RUTA Block 2, developed with support from Ukraine’s Brave1 defense innovation platform, is currently undergoing flight testing in Ukraine and is expected to move toward production scale-up in 2026.

The company says RUTA Block 3 is designed to push the family into a new long-range category while keeping development and production under European control.

“The program is designed to shift European long-range strike from limited inventories toward sustained industrial production,” Destinus said.

The effort will be organized across three industrial hubs. In the Netherlands, Destinus serves as the engineering and design authority and the main production site for the RUTA family.

In Ukraine, the company will participate in the development and operational testing of RUTA Block 3 while also supporting the production of key components.

In Germany, the planned Rheinmetall Destinus Strike Systems joint venture is expected to provide high-rate manufacturing, certification, and final integration capacity for the Bundeswehr and other European customers.

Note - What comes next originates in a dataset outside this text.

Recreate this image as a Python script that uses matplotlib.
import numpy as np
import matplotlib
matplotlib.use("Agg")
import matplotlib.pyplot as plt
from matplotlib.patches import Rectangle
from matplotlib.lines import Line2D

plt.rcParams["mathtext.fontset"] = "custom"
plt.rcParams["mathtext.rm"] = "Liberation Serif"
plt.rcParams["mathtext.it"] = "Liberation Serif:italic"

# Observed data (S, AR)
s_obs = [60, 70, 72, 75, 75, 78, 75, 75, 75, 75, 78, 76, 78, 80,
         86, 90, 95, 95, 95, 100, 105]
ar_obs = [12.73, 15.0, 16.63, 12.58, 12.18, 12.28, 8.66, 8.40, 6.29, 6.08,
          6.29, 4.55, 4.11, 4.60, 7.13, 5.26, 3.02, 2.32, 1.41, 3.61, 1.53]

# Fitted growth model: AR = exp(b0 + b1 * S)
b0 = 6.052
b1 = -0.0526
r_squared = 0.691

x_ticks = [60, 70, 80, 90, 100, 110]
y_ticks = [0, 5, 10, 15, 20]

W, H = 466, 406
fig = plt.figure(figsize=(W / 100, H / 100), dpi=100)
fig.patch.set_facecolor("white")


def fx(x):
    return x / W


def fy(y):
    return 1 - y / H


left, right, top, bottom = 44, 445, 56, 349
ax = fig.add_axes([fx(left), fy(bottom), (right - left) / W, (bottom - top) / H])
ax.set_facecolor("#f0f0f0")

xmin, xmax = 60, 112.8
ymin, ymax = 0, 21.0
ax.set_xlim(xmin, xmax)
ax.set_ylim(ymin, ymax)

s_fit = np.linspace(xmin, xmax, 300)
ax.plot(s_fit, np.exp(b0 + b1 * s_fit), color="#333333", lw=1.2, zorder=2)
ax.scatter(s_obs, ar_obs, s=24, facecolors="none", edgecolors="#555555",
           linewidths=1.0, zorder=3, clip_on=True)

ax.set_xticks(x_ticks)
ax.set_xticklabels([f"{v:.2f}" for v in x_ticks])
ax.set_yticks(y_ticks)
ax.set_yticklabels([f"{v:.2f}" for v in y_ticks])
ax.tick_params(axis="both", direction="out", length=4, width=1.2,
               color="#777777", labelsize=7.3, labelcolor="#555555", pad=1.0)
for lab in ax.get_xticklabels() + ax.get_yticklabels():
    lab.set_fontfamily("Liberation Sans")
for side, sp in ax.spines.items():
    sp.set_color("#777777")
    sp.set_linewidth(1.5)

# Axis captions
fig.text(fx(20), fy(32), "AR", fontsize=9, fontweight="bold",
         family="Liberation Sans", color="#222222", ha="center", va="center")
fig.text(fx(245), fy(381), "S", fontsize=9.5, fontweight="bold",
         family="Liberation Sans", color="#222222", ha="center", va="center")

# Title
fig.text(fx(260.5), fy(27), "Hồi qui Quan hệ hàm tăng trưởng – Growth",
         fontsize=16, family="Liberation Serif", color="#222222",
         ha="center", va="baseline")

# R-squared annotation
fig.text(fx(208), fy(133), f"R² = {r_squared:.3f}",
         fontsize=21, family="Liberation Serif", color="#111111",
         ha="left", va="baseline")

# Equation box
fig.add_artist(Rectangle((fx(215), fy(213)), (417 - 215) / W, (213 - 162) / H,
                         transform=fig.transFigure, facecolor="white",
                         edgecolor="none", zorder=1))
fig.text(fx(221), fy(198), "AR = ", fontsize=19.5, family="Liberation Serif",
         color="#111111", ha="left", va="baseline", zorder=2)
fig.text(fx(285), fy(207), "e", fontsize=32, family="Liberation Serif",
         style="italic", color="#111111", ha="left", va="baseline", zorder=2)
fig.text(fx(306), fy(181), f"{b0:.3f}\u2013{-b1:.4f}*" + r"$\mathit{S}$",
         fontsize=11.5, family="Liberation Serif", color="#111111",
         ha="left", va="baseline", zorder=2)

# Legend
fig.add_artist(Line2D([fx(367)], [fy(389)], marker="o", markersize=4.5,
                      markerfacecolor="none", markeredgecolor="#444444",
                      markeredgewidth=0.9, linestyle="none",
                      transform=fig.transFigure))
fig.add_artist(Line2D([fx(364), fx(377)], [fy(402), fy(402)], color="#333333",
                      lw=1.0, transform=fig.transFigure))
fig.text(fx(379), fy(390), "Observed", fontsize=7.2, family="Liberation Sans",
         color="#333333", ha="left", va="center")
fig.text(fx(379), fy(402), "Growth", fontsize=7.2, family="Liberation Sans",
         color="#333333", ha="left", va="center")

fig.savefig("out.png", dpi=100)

Production at Rheinmetall’s Unterlüß site is expected to begin with RUTA Block 1 and Block 2 in 2026–2027, before later expanding to Block 3 after flight testing and certification.

“Europe is entering a new defence era where the decisive factor is no longer the existence of precision weapons, but the ability to produce, replenish, and evolve them at an industrial scale during prolonged high-intensity operations,” said Mikhail Kokorich, CEO of Destinus.

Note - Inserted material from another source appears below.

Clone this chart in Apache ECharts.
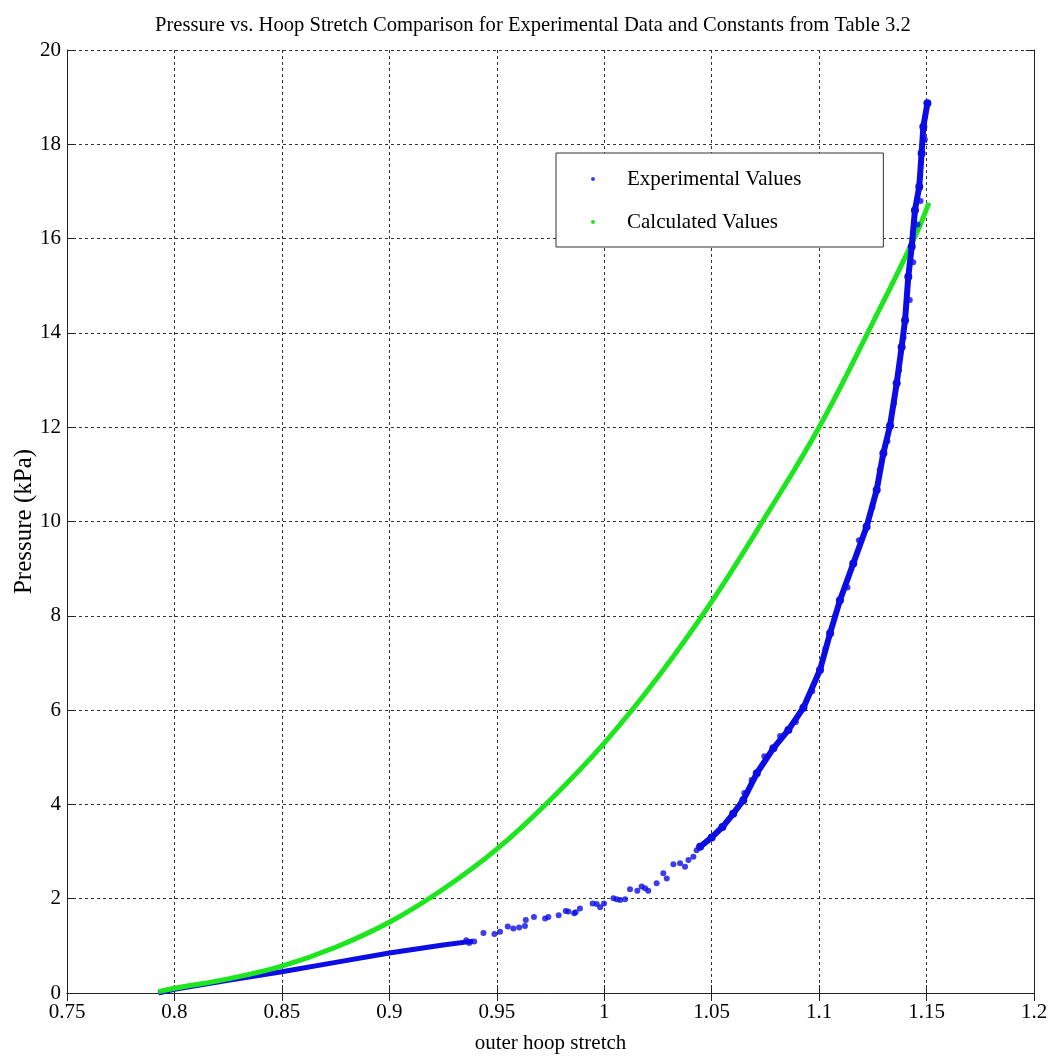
<!DOCTYPE html>
<html>
<head>
<meta charset="utf-8">
<script src="https://cdn.jsdelivr.net/npm/echarts@6/dist/echarts.min.js"></script>
<style>
  html, body { margin: 0; padding: 0; background: #fff; }
  #chart { width: 1055px; height: 1061px; }
</style>
</head>
<body>
<div id="chart"></div>
<script>
// calculated curve (constants from table 3.2)
const calcStretch = [0.7925, 0.8, 0.825, 0.85, 0.875, 0.9, 0.925, 0.95, 0.975, 1.0, 1.025, 1.05, 1.075, 1.1, 1.125, 1.1442, 1.1511];
const calcPressure = [0.03, 0.1, 0.3, 0.57, 0.97, 1.5, 2.2, 3.05, 4.1, 5.3, 6.7, 8.3, 10.1, 12.0, 14.22, 16.0, 16.76];

// experimental: dense low-pressure part
const expLowStretch = [0.7925, 0.8, 0.825, 0.85, 0.875, 0.9, 0.925, 0.939];
const expLowPressure = [0.0, 0.08, 0.27, 0.45, 0.65, 0.85, 1.02, 1.1];

// experimental: sparse middle part + scatter round the steep part
const expMidStretch = [0.9358, 0.9372, 0.9395, 0.9438, 0.9489, 0.9515, 0.9551, 0.9577, 0.9604, 0.9631, 0.9635, 0.9673, 0.9725, 0.974,
  0.9788, 0.9821, 0.9833, 0.986, 0.9867, 0.9887, 0.9946, 0.9965, 0.9981, 0.9999, 1.0043, 1.0058, 1.0074, 1.0097, 1.012, 1.0154,
  1.0174, 1.019, 1.0205, 1.0244, 1.0275, 1.0291, 1.0322, 1.0353, 1.0376, 1.0392, 1.0415, 1.043,
  1.0652, 1.0686, 1.0745, 1.0818, 1.0892, 1.0968, 1.1029, 1.1075, 1.1132, 1.1185, 1.1248, 1.1282, 1.1318, 1.1348, 1.1372,
  1.1393, 1.1422, 1.1438, 1.1458, 1.1472, 1.1492];
const expMidPressure = [1.12, 1.06, 1.09, 1.27, 1.25, 1.3, 1.41, 1.37, 1.39, 1.42, 1.55, 1.61, 1.58, 1.61,
  1.65, 1.74, 1.73, 1.69, 1.71, 1.79, 1.9, 1.89, 1.82, 1.9, 2.01, 1.99, 1.97, 1.99, 2.2, 2.17,
  2.26, 2.22, 2.17, 2.33, 2.54, 2.43, 2.73, 2.75, 2.68, 2.82, 2.89, 3.03,
  4.24, 4.52, 5.02, 5.45, 5.75, 6.4, 7.3, 8.0, 8.6, 9.6, 10.3, 11.1, 11.7, 12.5, 13.2,
  13.9, 14.7, 15.5, 16.3, 16.8, 18.1];

// experimental: dense steep part
const expHighStretch = [1.0446, 1.05, 1.055, 1.06, 1.0647, 1.071, 1.0787, 1.0857, 1.0927, 1.1004, 1.1051, 1.1097, 1.1159, 1.1221,
  1.1268, 1.1299, 1.133, 1.1361, 1.1384, 1.14, 1.1415, 1.1431, 1.1446, 1.1466, 1.1477, 1.1485, 1.1504];
const expHighPressure = [3.1, 3.3, 3.52, 3.8, 4.09, 4.66, 5.19, 5.58, 6.05, 6.85, 7.63, 8.33, 9.11, 9.89,
  10.67, 11.45, 12.03, 12.93, 13.7, 14.27, 15.19, 15.83, 16.6, 17.1, 17.81, 18.37, 18.87];

const blue = "#0c0ce4";
const green = "#1ee61e";
const font = "Liberation Serif";

function pairs(xs, ys) {
  return xs.map((x, i) => [x, ys[i]]);
}

const gridLine = { show: true, lineStyle: { type: [3, 3], color: "#333", width: 1 } };
const axisLine = { show: true, lineStyle: { color: "#222", width: 1 } };
const axisTick = { show: true, inside: true, length: 8, lineStyle: { color: "#222" } };

const option = {
  animation: false,
  backgroundColor: "#fff",
  textStyle: { fontFamily: font, color: "#000" },
  title: {
    text: "Pressure vs. Hoop Stretch Comparison for Experimental Data and Constants from Table 3.2",
    left: 150,
    top: 10,
    textStyle: { fontFamily: font, fontSize: 20.6, fontWeight: "normal", color: "#000" },
  },
  grid: { left: 67, right: 21, top: 50, bottom: 68, outerBoundsMode: "none" },
  legend: {
    orient: "vertical",
    left: 556,
    top: 153,
    padding: [14, 82, 13, 35],
    itemGap: 19,
    itemWidth: 58,
    itemHeight: 4,
    selectedMode: false,
    backgroundColor: "#fff",
    borderColor: "#333",
    borderWidth: 1,
    itemStyle: { borderWidth: 0 },
    textStyle: { fontFamily: font, fontSize: 21, lineHeight: 24, color: "#000" },
    data: [
      { name: "Experimental Values", icon: "circle" },
      { name: "Calculated Values", icon: "circle" },
    ],
  },
  xAxis: [
    {
      type: "value",
      min: 0.75,
      max: 1.2,
      interval: 0.05,
      name: "outer hoop stretch",
      nameLocation: "middle",
      nameGap: 40,
      nameTextStyle: { fontFamily: font, fontSize: 21, color: "#000" },
      axisLine: axisLine,
      axisTick: axisTick,
      axisLabel: {
        fontFamily: font,
        fontSize: 21,
        color: "#000",
        margin: 9,
        formatter: (v) => String(+v.toFixed(2)),
      },
      splitLine: gridLine,
    },
    {
      type: "value",
      position: "top",
      min: 0.75,
      max: 1.2,
      interval: 0.05,
      axisLine: axisLine,
      axisTick: axisTick,
      axisLabel: { show: false },
      splitLine: { show: false },
    },
  ],
  yAxis: [
    {
      type: "value",
      min: 0,
      max: 20,
      interval: 2,
      name: "Pressure (kPa)",
      nameLocation: "middle",
      nameGap: 30,
      nameMoveOverlap: false,
      nameTextStyle: { fontFamily: font, fontSize: 25, color: "#000" },
      axisLine: axisLine,
      axisTick: axisTick,
      axisLabel: { fontFamily: font, fontSize: 21, color: "#000", margin: 6 },
      splitLine: gridLine,
    },
    {
      type: "value",
      position: "right",
      min: 0,
      max: 20,
      interval: 2,
      axisLine: axisLine,
      axisTick: axisTick,
      axisLabel: { show: false },
      splitLine: { show: false },
    },
  ],
  series: [
    {
      name: "Experimental Values",
      type: "scatter",
      symbol: "circle",
      symbolSize: 6,
      itemStyle: { color: blue },
      data: pairs(expMidStretch, expMidPressure),
      z: 4,
    },
    {
      name: "Experimental Values",
      type: "line",
      showSymbol: false,
      itemStyle: { color: blue },
      lineStyle: { color: blue, width: 5 },
      data: pairs(expLowStretch, expLowPressure),
      z: 2,
    },
    {
      name: "Calculated Values",
      type: "line",
      smooth: 0.4,
      showSymbol: false,
      itemStyle: { color: green },
      lineStyle: { color: green, width: 5 },
      data: pairs(calcStretch, calcPressure),
      z: 3,
    },
    {
      name: "Experimental Values",
      type: "line",
      showSymbol: true,
      symbol: "circle",
      symbolSize: 8,
      itemStyle: { color: blue, borderWidth: 0 },
      lineStyle: { color: blue, width: 6 },
      data: pairs(expHighStretch, expHighPressure),
      z: 4,
    },
  ],
};

const dom = document.getElementById("chart");
echarts.init(dom, null, { renderer: "canvas" }).setOption(option);
</script>
</body>
</html>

“RUTA Block 3 is designed around that reality: sovereign European architecture, distributed industrial production, and the ability to scale rapidly across allied nations. Our objective is not to manufacture symbolic quantities of exquisite missiles, but to help establish a credible European long-range strike capability with real industrial depth.”

Rheinmetall CEO Armin Papperger said the missile reflects Europe’s growing need for deep precision strike capabilities.

“Deep precision strike capabilities, meaning the ability to strike strategically important targets with pinpoint accuracy, even deep within the enemy’s territory, contribute to a credible deterrent and are therefore of great importance in terms of security policy,” said Papperger. “We are ready to establish the Rheinmetall Destinus Strike Systems joint venture with our partner Destinus before the end of this year and to provide these capabilities to our customers as soon as possible. We are excited to produce and deliver the first missiles from our Unterlüß site before the end of 2026.”

RUTA Block 3 is expected to use a next-generation turbojet engine, the larger Destinus T220 currently in development, and carry a 250-kilogram-class warhead. The system is being designed for long-range missions in contested environments.

The missile will combine autonomous navigation for operations where GNSS signals are degraded or jammed with terminal sensing and guidance systems now under development. It will also use a standard ISO containerized launch architecture, allowing deployment from land-based, maritime, and fixed-site platforms.

Destinus said the system is being shaped by operational lessons from Ukraine and will be developed, produced, and exported in accordance with national and European law, export-control regulations, and required government approvals.

Earlier, the United States completed a full-scale test of the Rusty Dagger cruise missile, developed under the ERAM (Expedited Rapid Advanced Missile) program specifically for Ukraine.